Monday, February 19, 2018

concert review: Danish String Quartet

The four blond men with the three blond beards who made a hit at Menlo a few years ago, and whom I subsequently reviewed in Berkeley, are back, with what the presenter proudly advertised as their first San Francisco performance - their previous local concerts were outside the city limits, so you can technically get away with this claim.

They played the Bartok First in a late-late-Romantic style, making it sound garrulous, and the First Razumovsky* in a proto-proto-modernist style, making it sound choppy. Though I admit the Adagio molto hit a level of profundity that would do credit to Op. 132.

The program was filled out with the quartet's own arrangements of a series of Danish, Norwegian, and Faroese folk songs.
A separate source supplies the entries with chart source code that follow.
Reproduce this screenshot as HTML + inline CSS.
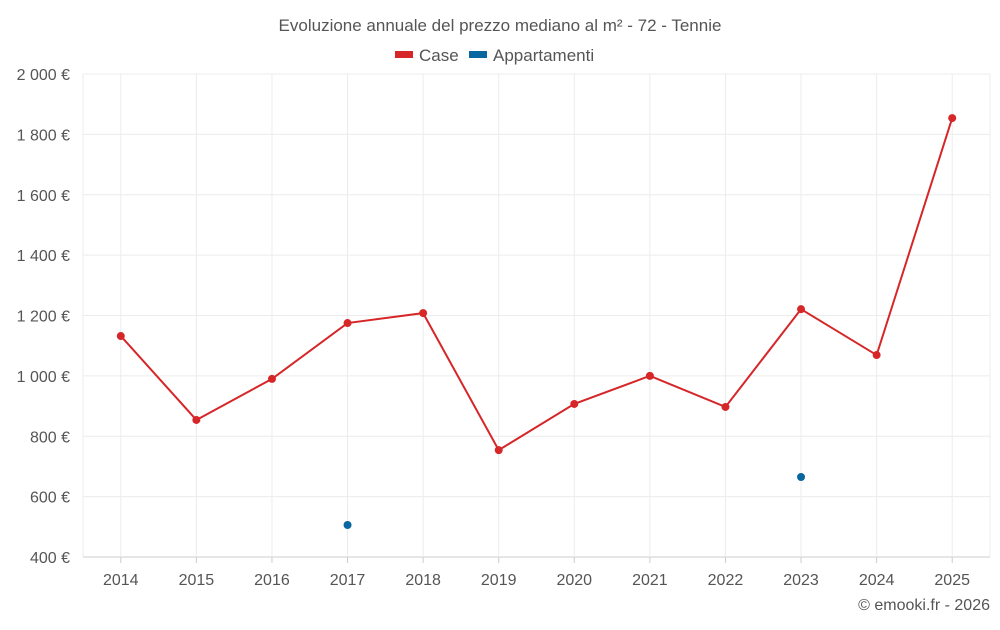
<!DOCTYPE html>
<html><head><meta charset="utf-8"><style>
body{margin:0;background:#fff;width:1000px;height:625px;overflow:hidden;font-family:"Liberation Sans",sans-serif;}
svg text{font-family:"Liberation Sans",sans-serif;fill:#555;}
</style></head><body>
<svg id="chart" width="1000" height="625">
<text x="500" y="31" text-anchor="middle" font-size="17">Evoluzione annuale del prezzo mediano al m² - 72 - Tennie</text>
<g>
<g><rect x="395" y="51" width="18" height="7" fill="#d62628"/><text x="419" y="61" font-size="17">Case</text></g>
<g><rect x="469" y="51" width="18" height="7" fill="#0867a1"/><text x="493" y="61" font-size="17">Appartamenti</text></g>
</g>
<g id="grid"></g><g id="axes"></g><g id="series"></g>
<text x="990" y="610" text-anchor="end" font-size="16">© emooki.fr - 2026</text>
</svg>
<script>
const years=[2014,2015,2016,2017,2018,2019,2020,2021,2022,2023,2024,2025];
const caseValues=[1132,854,990,1175,1208,754,907,1000,897,1221,1069,1854];
const apptValues=[null,null,null,506,null,null,null,null,null,665,null,null];
const yTicks=[400,600,800,1000,1200,1400,1600,1800,2000];
const yTickLabels=["400 €","600 €","800 €","1 000 €","1 200 €","1 400 €","1 600 €","1 800 €","2 000 €"];
const L=83,R=990,T=74,B=557,ymin=400,ymax=2000;
const NS="http://www.w3.org/2000/svg";
const step=(R-L)/years.length;
function x(i){return L+step*(i+0.5);}
function y(v){return B-(v-ymin)/(ymax-ymin)*(B-T);}
function mk(tag,attrs,parent){const e=document.createElementNS(NS,tag);for(const k in attrs)e.setAttribute(k,attrs[k]);document.getElementById(parent).appendChild(e);return e;}
yTicks.forEach((v,i)=>{
 const g=mk('line',{x1:L,x2:R,y1:y(v),y2:y(v),stroke:i==0?'#ccc':'#ececec','stroke-width':1},'grid');
 
 
 const t=mk('text',{x:70,y:y(v)+6,'text-anchor':'end','font-size':16},'axes');
 t.textContent=yTickLabels[i];
 
 
});
const lb=mk('line',{x1:L,x2:L,y1:T,y2:B,stroke:'#ececec'},'grid');


const rb=mk('line',{x1:R,x2:R,y1:T,y2:B,stroke:'#ececec'},'grid');


years.forEach((yr,i)=>{
 const g=mk('line',{x1:x(i),x2:x(i),y1:T,y2:B,stroke:'#ececec'},'grid');
 
 
 const tk=mk('line',{x1:x(i),x2:x(i),y1:B,y2:B+6,stroke:'#ccc'},'axes');
 
 
 const t=mk('text',{x:x(i),y:585,'text-anchor':'middle','font-size':16},'axes');
 t.textContent=yr;
 
 
});
const pts=caseValues.map((v,i)=>x(i)+','+y(v)).join(' ');
const pl=mk('polyline',{points:pts,fill:'none',stroke:'#d62628','stroke-width':2},'series');


caseValues.forEach((v,i)=>{
 const c=mk('circle',{cx:x(i),cy:y(v),r:4,fill:'#d62628'},'series');
 
 
});
apptValues.forEach((v,i)=>{
 if(v==null)return;
 const c=mk('circle',{cx:x(i),cy:y(v),r:4,fill:'#0867a1'},'series');
 
 
});
</script>
</body></html>
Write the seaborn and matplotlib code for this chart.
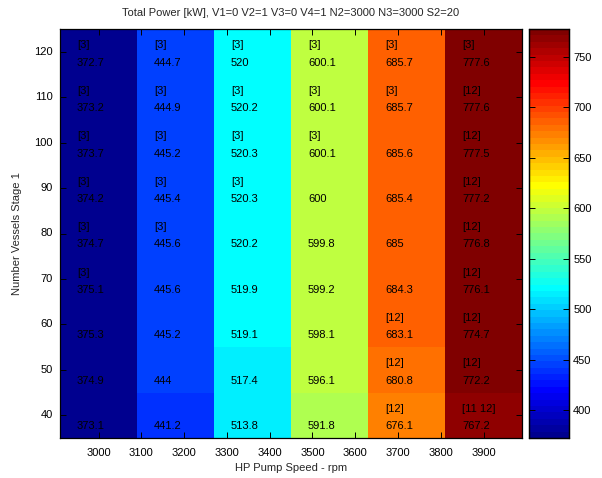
import matplotlib
matplotlib.use("Agg")
import matplotlib.pyplot as plt
from matplotlib.colors import ListedColormap
import seaborn as sns
import pandas as pd
import numpy as np

# HP pump speed (columns) and number of vessels (rows, top to bottom)
speeds = [3000, 3180, 3360, 3540, 3720, 3900]
vessels = [120, 110, 100, 90, 80, 70, 60, 50, 40]

p3000 = [372.7, 373.2, 373.7, 374.2, 374.7, 375.1, 375.3, 374.9, 373.1]
p3180 = [444.7, 444.9, 445.2, 445.4, 445.6, 445.6, 445.2, 444.0, 441.2]
p3360 = [520.0, 520.2, 520.3, 520.3, 520.2, 519.9, 519.1, 517.4, 513.8]
p3540 = [600.1, 600.1, 600.1, 600.0, 599.8, 599.2, 598.1, 596.1, 591.8]
p3720 = [685.7, 685.7, 685.6, 685.4, 685.0, 684.3, 683.1, 680.8, 676.1]
p3900 = [777.6, 777.6, 777.5, 777.2, 776.8, 776.1, 774.7, 772.2, 767.2]

l3000 = ["[3]", "[3]", "[3]", "[3]", "[3]", "[3]", "", "", ""]
l3180 = ["[3]", "[3]", "[3]", "[3]", "[3]", "", "", "", ""]
l3360 = ["[3]", "[3]", "[3]", "[3]", "", "", "", "", ""]
l3540 = ["[3]", "[3]", "[3]", "", "", "", "", "", ""]
l3720 = ["[3]", "[3]", "", "", "", "", "[12]", "[12]", "[12]"]
l3900 = ["[3]", "[12]", "[12]", "[12]", "[12]", "[12]", "[12]", "[12]", "[11 12]"]

xticks = [3000, 3100, 3200, 3300, 3400, 3500, 3600, 3700, 3800, 3900]
cbar_ticks = [400, 450, 500, 550, 600, 650, 700, 750]

df = pd.DataFrame(
    {s: v for s, v in zip(speeds, [p3000, p3180, p3360, p3540, p3720, p3900])},
    index=vessels,
)
labels = pd.DataFrame(
    {s: v for s, v in zip(speeds, [l3000, l3180, l3360, l3540, l3720, l3900])},
    index=vessels,
)


def matlab_jet(m=64):
    # same construction as MATLAB's jet(m)
    n = int(np.ceil(m / 4))
    u = np.concatenate([np.arange(1, n + 1) / n, np.ones(n - 1), np.arange(n, 0, -1) / n])
    g = int(np.ceil(n / 2)) - (1 if m % 4 == 1 else 0) + np.arange(1, len(u) + 1)
    r = g + n
    b = g - n
    J = np.zeros((m, 3))
    J[r[r <= m] - 1, 0] = u[r <= m]
    J[g[g <= m] - 1, 1] = u[g <= m]
    J[b[b >= 1] - 1, 2] = u[b >= 1]
    return ListedColormap(J)


sns.set_style("white")
plt.rcParams["font.family"] = ["Liberation Sans", "DejaVu Sans"]
plt.rcParams["font.size"] = 8

fig = plt.figure(figsize=(6.02, 4.78), dpi=100)
ax = fig.add_axes([60 / 602, 40 / 478, 462 / 602, 409 / 478])
cax = fig.add_axes([529 / 602, 40 / 478, 40 / 602, 409 / 478])

vmin = df.values.min()
vmax = df.values.max()
sns.heatmap(df, ax=ax, cmap=matlab_jet(64), vmin=vmin, vmax=vmax,
            cbar_ax=cax, cbar_kws={"ticks": cbar_ticks})

for i, v in enumerate(vessels):
    for j, s in enumerate(speeds):
        val = df.loc[v, s]
        lab = labels.loc[v, s]
        if lab:
            ax.text(j + 0.22, i + 0.36, lab, ha="left", va="center",
                    fontsize=8, color="black")
        ax.text(j + 0.22, i + 0.74, f"{val:g}", ha="left", va="center",
                fontsize=8, color="black")

# numeric x ticks mapped onto the cell grid
step = speeds[1] - speeds[0]
ax.set_xticks([(t - speeds[0]) / step + 0.5 for t in xticks])
ax.set_xticklabels([str(t) for t in xticks], rotation=0)
ax.set_yticks([i + 0.5 for i in range(len(vessels))])
ax.set_yticklabels([str(v) for v in vessels], rotation=0)

ax.set_axisbelow(False)
ax.tick_params(direction="in", length=4, width=0.7, bottom=True, left=True,
               top=True, right=True, labelsize=8, colors="black", pad=5)
ax.tick_params(axis="x", pad=7)
for sp in ax.spines.values():
    sp.set_visible(True)
    sp.set_linewidth(0.9)
    sp.set_color("black")

ax.set_xlabel("HP Pump Speed - rpm", fontsize=8, labelpad=4)
ax.set_ylabel("Number Vessels Stage 1", fontsize=8, labelpad=9)
ax.set_title("Total Power [kW], V1=0 V2=1 V3=0 V4=1 N2=3000 N3=3000 S2=20",
             fontsize=8, pad=9)

cax.set_axisbelow(False)
cax.tick_params(direction="in", length=4, width=0.7, left=True, right=True,
                labelsize=8, colors="black", pad=3)
cax.yaxis.set_ticks_position("both")
cax.yaxis.set_label_position("right")
for sp in cax.spines.values():
    sp.set_visible(True)
    sp.set_linewidth(0.9)
    sp.set_color("black")

fig.savefig("out.png", dpi=100)
plt.close(fig)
The arrangements were delicate and tentative, with light vibrato-less melodies over one or two lines of counterpoint or soft chords. Listening to these made me feel as if I were relaxed at the Freight instead of tense at Herbst.

Through all of this, seated behind me were a pair of young boys who, from the noises they were making, were thunderously bored. Why were they there at all? This was not a beginners' program.

*If the Bartok First is the first quartet by Bartok, is the First Razumovsky the first quartet by Razumovsky? No, it's the first of three by Beethoven that were commissioned by and dedicated to Count Razumovsky, and they're just called that for convenience's sake. Classical snobs expect each other to know things like this. The Paganini Rhapsody isn't by Paganini either.